John R. Strangfeld is an American businessman. He is the former chairman, chief executive officer, and president of Prudential Financial.

== Career ==
Strangfeld has been with Prudential since July 1977, serving in various management positions, including the executive in charge of Prudential's Global Asset Management Group since 1996, senior managing director of The Private Asset Management Group from 1995 to 1996, and chairman at PRICOA Capital Group (London) Europe from 1989 to 1995.
Strangfeld was appointed CEO of Prudential Financial in 2008.

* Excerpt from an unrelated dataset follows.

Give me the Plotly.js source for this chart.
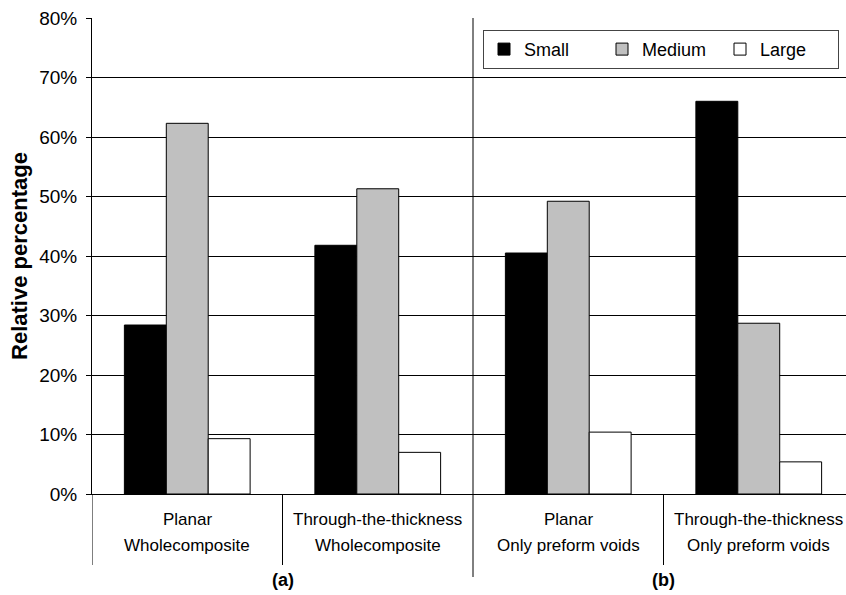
<!DOCTYPE html>
<html>
<head>
<meta charset="utf-8">
<script src="https://cdn.plot.ly/plotly-3.0.1.min.js"></script>
<style>html,body{margin:0;padding:0;background:#fff;}#chart{width:846px;height:595px;}</style>
</head>
<body>
<div id="chart"></div>
<script>
var categories = ["Planar<br>Wholecomposite", "Through-the-thickness<br>Wholecomposite", "Planar<br>Only preform voids", "Through-the-thickness<br>Only preform voids"];
var smallVals = [28.4, 41.8, 40.5, 66.0];
var mediumVals = [62.3, 51.3, 49.2, 28.7];
var largeVals = [9.3, 7.0, 10.4, 5.4];
var seriesNames = ["Small", "Medium", "Large"];
var groupLabels = ["(a)", "(b)"];
var yTickVals = [0, 10, 20, 30, 40, 50, 60, 70, 80];
var yTickText = yTickVals.map(function(v) { return v + "%"; });

var FONT = "Liberation Sans, Arial, sans-serif";
var colors = ["#000000", "#c0c0c0", "#ffffff"];
var vals = [smallVals, mediumVals, largeVals];

var traces = seriesNames.map(function(n, i) {
  return {
    type: "bar", name: n, x: categories, y: vals[i],
    marker: {color: colors[i], line: {color: "#000", width: 1}},
    hoverinfo: "skip"
  };
});

function vline(x, y0, y1) {
  return {type: "line", xref: "x", yref: "paper", x0: x, x1: x, y0: y0, y1: y1,
          line: {color: "#000", width: 1}};
}
var pxToPaper = function(py) { return (494 - py) / 476; };

var annotations = [];
groupLabels.forEach(function(g, i) {
  annotations.push({text: "<b>" + g + "</b>", xref: "x", yref: "paper", x: 0.5 + 2 * i, y: pxToPaper(580),
          xanchor: "center", yanchor: "middle", showarrow: false,
          font: {family: FONT, size: 18, color: "#000"}});
});
categories.forEach(function(c, i) {
  var parts = c.split("<br>");
  parts.forEach(function(p, j) {
    annotations.push({text: p, xref: "x", yref: "paper", x: i, y: pxToPaper(519 + 26 * j),
      xanchor: "center", yanchor: "middle", showarrow: false,
      font: {family: FONT, size: 17, color: "#000"}});
  });
});

var layout = {
  width: 846, height: 595,
  margin: {l: 92, r: 0, t: 18, b: 101},
  paper_bgcolor: "#fff", plot_bgcolor: "#fff",
  barmode: "group", bargap: 0.34, bargroupgap: 0,
  font: {family: FONT, color: "#000"},
  showlegend: true,
  legend: {
    orientation: "h", x: (483 - 92) / 754, y: 0.975, xanchor: "left", yanchor: "top",
    bordercolor: "#444", borderwidth: 1, bgcolor: "#fff",
    font: {family: FONT, size: 18, color: "#000"},
    entrywidth: 73, itemclick: false
  },
  xaxis: {
    type: "category", range: [-0.5, 3.458], showgrid: false, automargin: false,
    showline: true, linecolor: "#000", linewidth: 1,
    ticks: "", showticklabels: false,
    fixedrange: true
  },
  yaxis: {
    range: [0, 80], tickvals: yTickVals, ticktext: yTickText, automargin: false,
    showgrid: true, gridcolor: "#000", gridwidth: 1,
    showline: true, linecolor: "#000", linewidth: 1,
    ticks: "outside", ticklen: 5, tickcolor: "#000", ticklabelstandoff: 5,
    tickfont: {family: FONT, size: 19, color: "#000"},
    zeroline: false,
    title: {text: "<b>Relative percentage</b>", font: {family: FONT, size: 22, color: "#000"}, standoff: 5},
    fixedrange: true
  },
  shapes: [
    vline(-0.5, 0, pxToPaper(565)),
    vline(0.5, 0, pxToPaper(565)),
    vline(1.5, 1, pxToPaper(577)),
    vline(2.5, 0, pxToPaper(565))
  ],
  annotations: annotations
};

Plotly.newPlot("chart", traces, layout, {displayModeBar: false, staticPlot: true});
</script>
</body>
</html>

Strangfeld is also a member of the Raven Society, the oldest and most prestigious honorary society at the University of Virginia. He holds the Chartered Financial Analyst designation. Strangfeld was on the board of trustees at Susquehanna University from 1999 until February 2017 when he became an emeritus board member.

==Education==
Strangfeld received a B.S. in business administration from Susquehanna University and an M.B.A. from the Darden School of Business at the University of Virginia. He was the keynote speaker at the 2017 Susquehanna University commencement ceremony, in which he received an honorary Doctor of Humane Letters degree alongside two other speakers.

== Compensation ==
While CEO of Prudential Financial in 2008, John Strangfeld earned a total compensation of $16,302,184, which included a base salary of $970,769, a cash bonus of $3,300,000, stocks granted of $7,207,765, and options granted of $4,678,905.